Nevertheless, reform is coming as the bureaus will have trouble finding a friend in Washington.
Yellen Changes Tone
Just a few weeks after defending new banking regulations in Jackson Hole, Federal Reserve Chair this week changed her tone, supporting efforts to reduce the regulatory burden. And, we thought the Fed was completely removed from politics? Perhaps, a possible re-appointment by President Trump may have an influence.
“The Fed has been working hard to ensure that its regulation and supervision of banks are tailored appropriately to the size, complexity and role different institutions play in the financial system,” she said Wednesday at a community banking conference here.
“For community banks, which by and large avoided the risky business practices that contributed to the financial crisis, we have been focused on making sure that much-needed improvements to regulation and supervision since the crisis are appropriate and not unduly burdensome,” she said.
The Trump administration is spearheading an effort to roll back some of the financial regulation adopted after the financial crisis. Ms. Yellen has defended many of those measures, but her remarks Wednesday served as a reminder that she has expressed openness to adjusting some.
She called attention to recent steps by the Fed and other federal agencies to cut red tape by simplifying several regulatory requirements.
Ms. Yellen last week cast a key vote in favor of releasing American International Group Inc. from federal oversight. She said in a statement Monday that “since the financial crisis, AIG has largely sold off or wound down its capital markets businesses, and has become a smaller firm that poses less of a threat to financial stability.”
Predict It now lists Yellen as the third most likely Fed Chair, behind Kevin Warsh and Jerome Powell, but ahead of Neel Kashkari and Gary Cohn. In fairness, Ms. Yellen has spoken out previously in favor of reducing the burden on community banks.
The West is the Best
Western states are leading the nation in national consumer spending growth, with Utah leading the way.
People in the Rocky Mountains and Far West ramped up their spending in 2016 by 5.2% and 4.8%, respectively, exceeding the U.S.’s overall 4.0% spending growth in the same year, according to a Commerce Department report that uses non-inflation adjusted figures. Utahns increased their purchases by 6.2% in 2016, far outpacing their region and the country overall.

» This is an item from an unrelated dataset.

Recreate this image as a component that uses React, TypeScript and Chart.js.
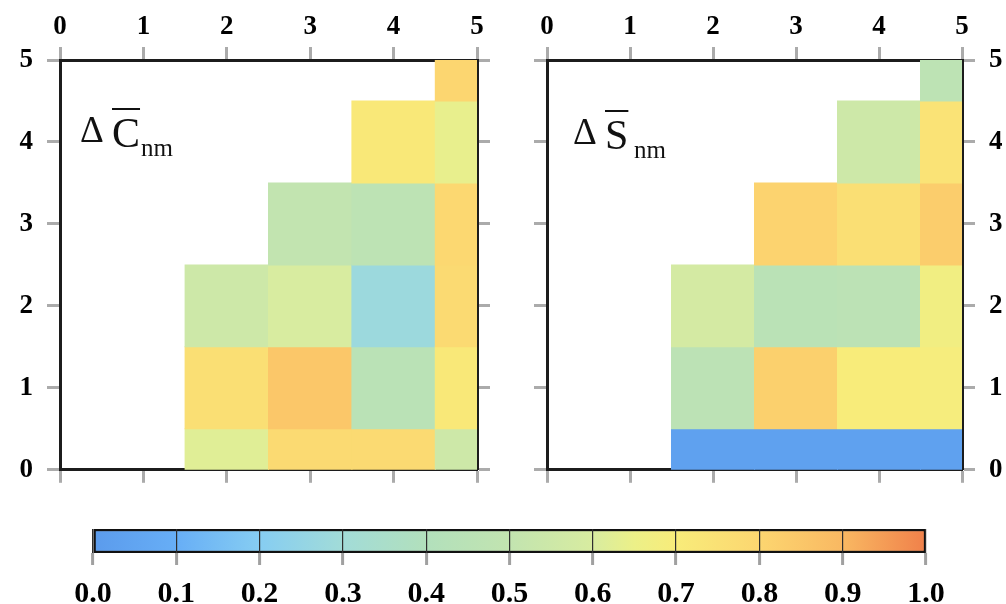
import React, { useEffect, useRef } from "react";
import { Chart, registerables } from "chart.js";

Chart.register(...registerables);

// ---- data ----
const degrees = [2, 3, 4, 5]; // n
const axisTicks = [0, 1, 2, 3, 4, 5];
// values indexed [degree index][order m]
const deltaC = [
  [0.62, 0.76, 0.55],
  [0.78, 0.85, 0.6, 0.5],
  [0.78, 0.45, 0.28, 0.47, 0.72],
  [0.55, 0.72, 0.78, 0.79, 0.64, 0.8],
];
const deltaS = [
  [0.03, 0.46, 0.58],
  [0.03, 0.82, 0.45, 0.81],
  [0.03, 0.7, 0.46, 0.76, 0.55],
  [0.03, 0.69, 0.67, 0.83, 0.74, 0.47],
];
const colorbarTicks = [0, 0.1, 0.2, 0.3, 0.4, 0.5, 0.6, 0.7, 0.8, 0.9, 1.0];

// colormap
const colorStops = [0, 0.1, 0.2, 0.3, 0.4, 0.5, 0.6, 0.65, 0.7, 0.8, 0.9, 1.0];
const colorHex = [
  "#5b9bec",
  "#67aef6",
  "#86cdf2",
  "#a2dcd8",
  "#b2e0bc",
  "#c2e4b0",
  "#d8eca0",
  "#ecf088",
  "#f8ec7a",
  "#fcd670",
  "#f9b862",
  "#f0804a",
];

function hexToRgb(h: string) {
  const n = parseInt(h.slice(1), 16);
  return [(n >> 16) & 255, (n >> 8) & 255, n & 255];
}

function colorFor(v: number) {
  for (let i = 1; i < colorStops.length; i++) {
    if (v <= colorStops[i]) {
      const t = (v - colorStops[i - 1]) / (colorStops[i] - colorStops[i - 1]);
      const a = hexToRgb(colorHex[i - 1]);
      const b = hexToRgb(colorHex[i]);
      const c = a.map((x, k) => Math.round(x + (b[k] - x) * t));
      return `rgb(${c[0]},${c[1]},${c[2]})`;
    }
  }
  return colorHex[colorHex.length - 1];
}

const serif = "'Liberation Serif', 'Times New Roman', serif";

function heatConfig(values: number[][], labelSide: "left" | "right", leftW: number, rightW: number): any {
  const pts: any[] = [];
  const colors: string[] = [];
  values.forEach((col, i) =>
    col.forEach((v, m) => {
      pts.push({ x: degrees[i], y: [m - 0.5, m + 0.5] });
      colors.push(colorFor(v));
    })
  );
  const font = { family: serif, size: 27, weight: "bold" as const };
  const grid = {
    drawOnChartArea: false,
    drawTicks: true,
    tickLength: 13,
    tickColor: "#ababab",
    tickWidth: 3,
    offset: false,
  };
  const border = { display: true, color: "#1c1c1c", width: 3 };
  const setTicks = (s: any) => {
    s.ticks = axisTicks.map((v) => ({ value: v }));
  };
  const base = { type: "linear", min: 0, max: 5, offset: false, grid, border, afterBuildTicks: setTicks };
  return {
    type: "bar",
    data: {
      datasets: [
        {
          data: pts,
          backgroundColor: colors,
          borderWidth: 0,
          inflateAmount: 0.5,
          barPercentage: 1,
          categoryPercentage: 1,
          clip: 0,
          xAxisID: "x",
          yAxisID: "y",
        },
      ],
    },
    options: {
      animation: false,
      responsive: false,
      layout: { padding: 0 },
      plugins: { legend: { display: false }, tooltip: { enabled: false } },
      scales: {
        x: {
          ...base,
          position: "top",
          ticks: { font, color: "#000", padding: 4, maxRotation: 0, autoSkip: false },
          afterFit: (s: any) => {
            s.height = 60;
          },
        },
        x2: {
          ...base,
          position: "bottom",
          ticks: { display: false },
          afterFit: (s: any) => {
            s.height = 25;
          },
        },
        y: {
          ...base,
          position: "left",
          ticks: { display: labelSide === "left", font, color: "#000", padding: 14, autoSkip: false },
          afterFit: (s: any) => {
            s.width = leftW;
          },
        },
        y2: {
          ...base,
          position: "right",
          ticks: { display: labelSide === "right", font, color: "#000", padding: 14, autoSkip: false },
          afterFit: (s: any) => {
            s.width = rightW;
          },
        },
      },
    },
  };
}

function colorbarConfig(): any {
  return {
    type: "bar",
    data: {
      labels: ["scale"],
      datasets: [
        {
          data: [[colorbarTicks[0], colorbarTicks[colorbarTicks.length - 1]]],
          backgroundColor: (ctx: any) => {
            const chart = ctx.chart;
            const area = chart.chartArea;
            if (!area) return colorHex[0];
            const g = chart.ctx.createLinearGradient(area.left, 0, area.right, 0);
            colorStops.forEach((s, i) => g.addColorStop(s, colorHex[i]));
            return g;
          },
          borderColor: "#111",
          borderWidth: 2.5,
          borderSkipped: false,
          barPercentage: 1,
          categoryPercentage: 1,
        },
      ],
    },
    options: {
      indexAxis: "y",
      animation: false,
      responsive: false,
      layout: { padding: { left: 93, right: 80, top: 29, bottom: 0 } },
      plugins: { legend: { display: false }, tooltip: { enabled: false } },
      scales: {
        x: {
          type: "linear",
          min: 0,
          max: 1,
          position: "bottom",
          afterBuildTicks: (s: any) => {
            s.ticks = colorbarTicks.map((v) => ({ value: v }));
          },
          grid: {
            drawOnChartArea: true,
            color: "#2e2e2e",
            lineWidth: 1.2,
            tickColor: "#a0a0a0",
            tickWidth: 3,
            tickLength: 12,
            z: 1,
          },
          border: { display: false },
          ticks: {
            font: { family: serif, size: 30, weight: "bold" },
            color: "#000",
            padding: 11,
            maxRotation: 0,
            autoSkip: false,
            callback: (v: any) => Number(v).toFixed(1),
          },
          afterFit: (s: any) => {
            s.height = 51;
          },
        },
        y: { display: false },
      },
    },
  };
}

function ChartCanvas({ config, width, height, left, top }: any) {
  const ref = useRef<HTMLCanvasElement | null>(null);
  useEffect(() => {
    if (!ref.current) return;
    const chart = new Chart(ref.current, config);
    return () => chart.destroy();
  }, []);
  return (
    <canvas
      ref={ref}
      width={width}
      height={height}
      style={{ position: "absolute", left, top, width, height }}
    />
  );
}

function Label({ letter, x, top }: { letter: string; x: number; top: number }) {
  const txt: React.CSSProperties = { position: "absolute", fontFamily: serif, lineHeight: 1, color: "#111", whiteSpace: "nowrap" };
  return (
    <>
      <span style={{ ...txt, left: x, top: top - 1, fontSize: 37 }}>Δ</span>
      <span
        style={{
          ...txt,
          left: x + 32,
          top: top,
          fontSize: 42,
          textDecoration: "overline",
          textDecorationThickness: "2px",
        }}
      >
        {letter}
      </span>
      <span style={{ ...txt, left: x + 61, top: top + 23, fontSize: 25 }}>nm</span>
    </>
  );
}

export default function App() {
  useEffect(() => {
    document.body.style.margin = "0";
  }, []);
  return (
    <div style={{ position: "relative", width: 1006, height: 604, overflow: "hidden", background: "#fff" }}>
      <ChartCanvas config={heatConfig(deltaC, "left", 60, 23)} width={500} height={500} left={0} top={0} />
      <ChartCanvas config={heatConfig(deltaS, "right", 47, 44)} width={506} height={500} left={500} top={0} />
      <ChartCanvas config={colorbarConfig()} width={1006} height={104} left={0} top={500} />
      <Label letter="C" x={80} top={112} />
      <Label letter="S" x={573} top={114} />
    </div>
  );
}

For six years the two regions have consistently held top spots for the fastest spending growth, and Utah has also shown some of the strongest consumption growth in recent years, taking one of the top-five spots since 2012.
The U.S.’s blossoming tech industry, which is concentrated in several West Coast cities, is helping to drive the region’s economic growth. Utah, for example, is home to tech companies including Qualtrics and Adobe Systems and has seen an influx of new residents.
“[They] not only are creating jobs, but also pay higher wages. This is especially true for areas like Seattle, Silicon Valley and the Bay Area, Denver, Salt Lake City, and Boise,” said Gus Faucher, the chief economist at PNC Financial Services Group.
The West also has strong trade ties with expanding Asian economies, boosting regional jobs, income, and spending, Mr. Faucher said.
Every other region, except for the Southeast, was lagging the national average.